Kemal Bey'in vitrine konması dışında ne tür bir değişimden geçtiği bir türlü anlaşılamayan CHP'nin bazı odaklar tarafından “Yeni CHP” olarak sunulmasından medet umarak seçimler yaklaştıkça keskinliklerini artıran med-yatörlere, oy kullanmaya hazırlanan seçmenlere ve The Economist'in editörler kuruluna ise mantık dizgesi açık olmayan bu tür spekülatif yazıların rüzgarına kapılmak yerine, küresel gelişmeler çerçevesinde 'Türkiye Cumhuriyeti'nin Başbakanı Kim Olmasın?' sorusuna mantıklı bir cevap vermek için çaba göstermelerini önermek isterim. Bir yandan yıllardır ekonomi-politik üzerine araştırmalar yapmış bir akademisyen olarak, diğer yandan ise sıradan bir seçmen ve vatandaş olarak, bana gore bu sorunun cevabı şudur:

NAFİLE BAŞBAKAN ARAYIŞI

Doğrudan köylülükten memurluğa intikal etmiş, kendini devletle özdeşleştirmiş, ömrünce hiçbir ekonomik girişimde bulunmamış, 'kâr-zarar kaygısı duymamış', ticari ve endüstriyel faaliyette bulunanları hor ve hakir görmüş, giderek köhneyen ve tasfiye edilen bir devlet anlayışı ve kurumsal sistem içinde 'sıradan insanlardan' tecrit edilmiş yapay bir dünyada 'statü rantı'ndan besle nen bir memur ve emekli olarak yaşlanmış, ömrünce ne uzamış ne de kısalmış, hep Ankara'da yaşamış, halkla ilişkilerinde matbu klişelerin ötesine geçememiş, çağ atlayan güzel ülkemin geleceğinin dayanağı olan girişimci ruha bütün varlığıyla ve zihniyetiyle yabancı, kendisi dışında herkesi yozlaşmış gören, mevzuatçı ve istifçi bir bürokrat, Merkez Bankası döviz rezervlerini kaynak zanneden bir politikacı, mevcut tarihsel şartlarda, Türkiye Cumhuriyeti Başbakanlığı için kredibilitesi en düşük seçenektir.

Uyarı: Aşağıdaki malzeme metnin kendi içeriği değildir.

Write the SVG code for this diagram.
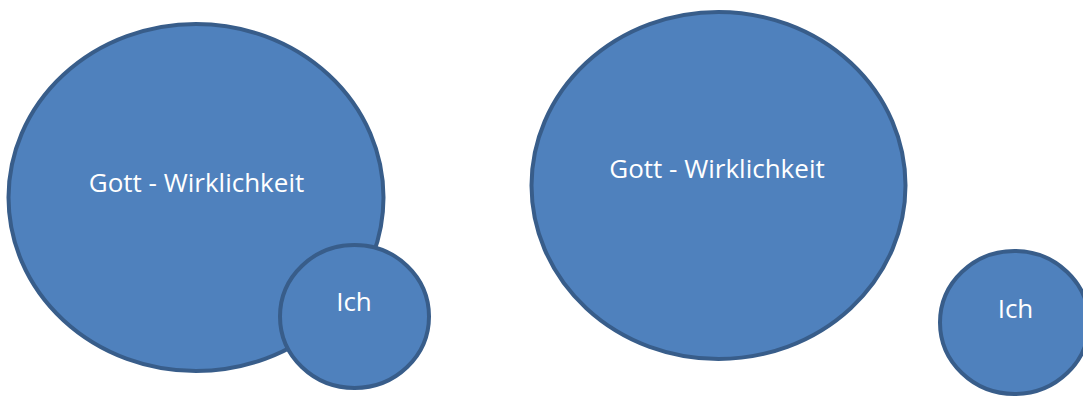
<svg xmlns="http://www.w3.org/2000/svg" width="1083" height="396" viewBox="0 0 1083 396">
  <style>
    .shape { fill: #4f81bd; stroke: #385d8a; stroke-width: 4; }
    .label { fill: #ffffff; font-family: "Open Sans", "Noto Sans", sans-serif; font-size: 26px; text-anchor: middle; }
  </style>
  <rect width="1083" height="396" fill="#ffffff"/>

  <!-- Left pair: overlapping -->
  <g id="gott-left">
    <ellipse class="shape" cx="196" cy="197.5" rx="187.5" ry="173.5"/>
    <text class="label" x="196.5" y="192">Gott - Wirklichkeit</text>
  </g>
  <g id="ich-left">
    <ellipse class="shape" cx="354.5" cy="316.5" rx="74.5" ry="71.5"/>
    <text class="label" x="354" y="311">Ich</text>
  </g>

  <!-- Right pair: separated -->
  <g id="gott-right">
    <ellipse class="shape" cx="718.5" cy="185.5" rx="187" ry="173.5"/>
    <text class="label" x="717" y="178">Gott - Wirklichkeit</text>
  </g>
  <g id="ich-right">
    <ellipse class="shape" cx="1014.5" cy="322.5" rx="74.5" ry="71.5"/>
    <text class="label" x="1015.5" y="318">Ich</text>
  </g>

  <g id="connectors"/>
</svg>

Kanaatimce Türkiye seçmenlerinin deneyimleri ve mantıksal düzeyleri, artık, bütün bu prezentasyonların arkaplanındaki okkült kültleri, finansal piyasaların derinleşmesinden ve güçlenmesinden rahatsız olan küresel spekülatörleri, borçlarını yine devletin üzerine yıkma arayışındaki eğreti sermayedarlar tabakası ile bazı devlet elitleri arasındaki ittifakı, hangi siyasal partinin hangi misyonla hareket ettiğini fark edecek zenginliktedir. Bu noktadan sonra Türkiyelilerin, bu toprakların masum ve mazlum insanlarının ve gelecek nesillerin haklarıyla, hayatıyla, refahıyla, barış ve istikrarıyla oynanmasına izin verme lüksü yoktur.